I don't have many memories of dad. The last time I saw him was right before he went into the hospital for a final operation on his pancreas. It was an operation he would not recover from. I was eight the last time I saw dad. He died six months later in San Francisco. I had just celebrated my ninth birthday.
This is one of the few surving photos I have of him -- with my mother -- LOOOONGGG before Bill Bird was even thought of.
What memories I do have are fleeting at best. I don't remember father ever living at home. He was a "weekend dad" by the time I actually got to know him. He left my mother, two sisters and my brother when I was just three. I don't have any memories of this -- except to say that "dad" didn't live at home.
Instead -- dad lived with my "other" mom -- Clara. Although my father often referred to Clara as my "other mom" I certainly never called her that. It was enough to earn a warning glare from Clara's eyes. I don't think she liked me much -- although I do remember that she purchased a pair of flip-flops (which we called "thongs" back in the day) for me once.
It was a rare act of kindness.
But dad and gardening went together like peas in a pod. It was a recent Fathers Day posting from Geno's Garden that brought back memories of my father's garden. Although it was a large garden (the old man would dig up half the yard in the spring) -- it seemed to consist of only two summer-time crops: corn and tomatoes.
If there was more -- then I missed it. But I do know this much: Dad loved his corn on the cob until his dying day. No backyard barbeque was complete without corn on the cob and chunks or slices of freshly harvested tomatoes.
Those summer barbeques serve as my best memories of dad -- that and weekend trips to mountain property that he had recently purchased just north of Jackson (wild and secluded in the late sixties and early seventies -- it now serves as a home to a subdivision built around a golf course).
Dad would pick us up in the morning. He was either holding a beer while driving us kids around or already had been drinking for quite some time despite the early morning hour. Near accidents -- as you might be able to imagine -- were commonplace. But I didn't know any better. I was a six or seven year old kid! And dad was taking us out to the mountains or a barbeque at his house.
It didn't get much better than that.
As we marveled at the corn and tomatoes growing tall in the backyard of his Modesto home -- my brother and I did our very best to impale one another with a challenge game of lawn darts. It was either that -- or chase each other around with croquet mallets (games of croquet or lawn darts always followed barbeques -- a Bird family rule).
Although I seem to remember this period of my life lasting nearly forever -- it was fairly short in terms of real years. My "other mother" Clara would eventually tire of my father's antics -- throwing him out of her house. Trips to the mountain property became more infrequent -- as his time at the Tiki Lounge and other Modesto bars gained precedence and importance over family affairs.

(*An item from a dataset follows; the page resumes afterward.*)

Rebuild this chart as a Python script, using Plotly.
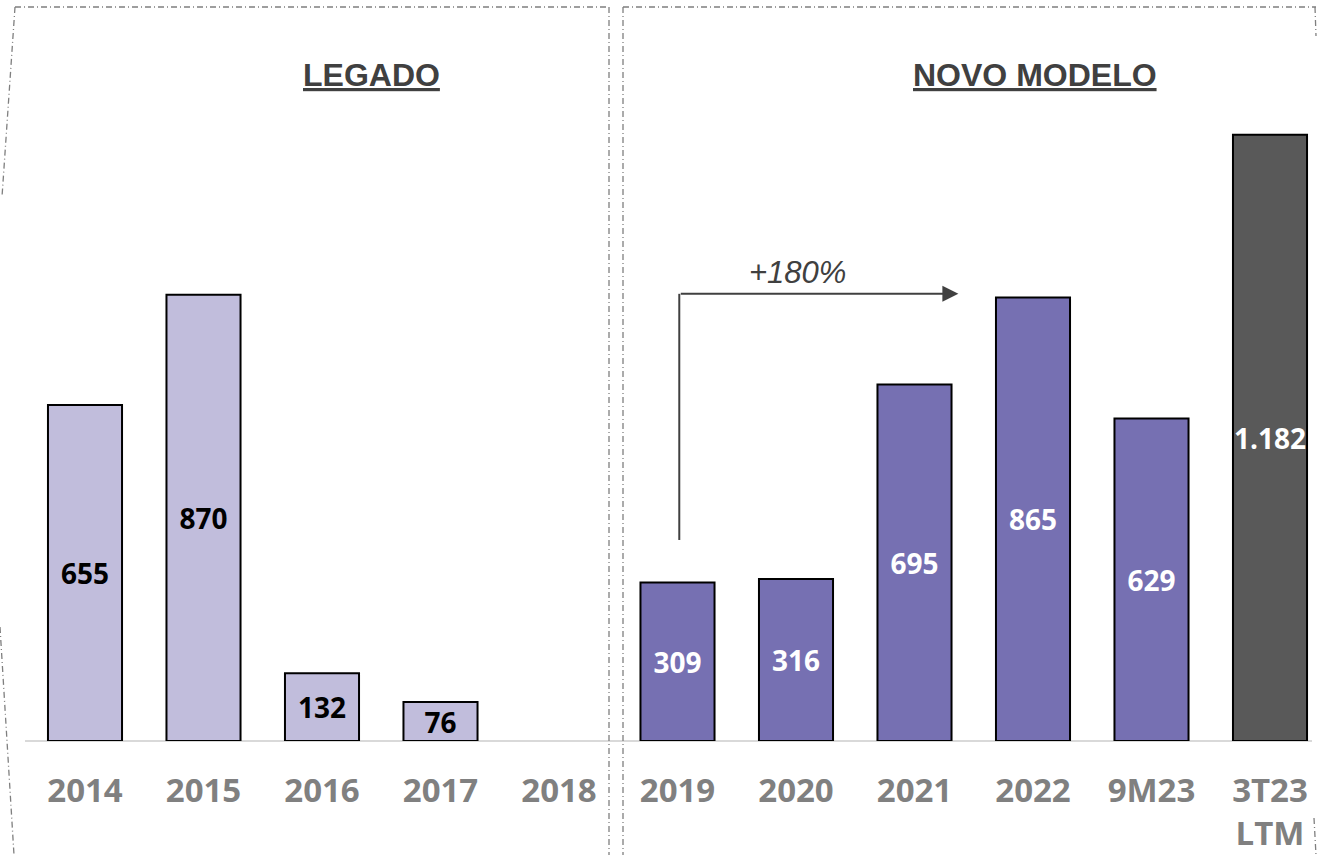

And then -- one day -- my mother sent me off to fifth grade at Standiford Elementary School after coldly informing me that dad had died the night before in a San Francisco hospital. Although I didn't know it then -- it was a sign that childhood was over.
I can only imagine what dad would think of our gardening efforts today. Perhaps he would want an ear or two of freshly buttered corn -- or slices of that heirloom tomato covered with salt, oregano and other herbs. Perhaps he'd like another cold one from the kegerator in the GarageMahal.
My guess is he would want all three.
Although there have been many a barbeque since Andrew Jackson Bird Sr. passed from this place in 1972 -- none have been quite the same.
5 comments:
Very nice post. I, too, lost my father at an early age (9).
I think my dad would have liked to share some of that corn and tomatoes, and have one of those beers, too!
A beautiful post, Bill. Your father also grew a wonderful son.
Bill, dad died in March of 1973, about three months before your 10th birthday. If he had died just after celebrating your 9th birthday, mom wouldn't have sent you off to school - that would have been June. Maybe you were confused with Mary, who died six days before your 19th birthday in June 1982.
Brother Andrew? Have you entered the seminary brother in law Andy?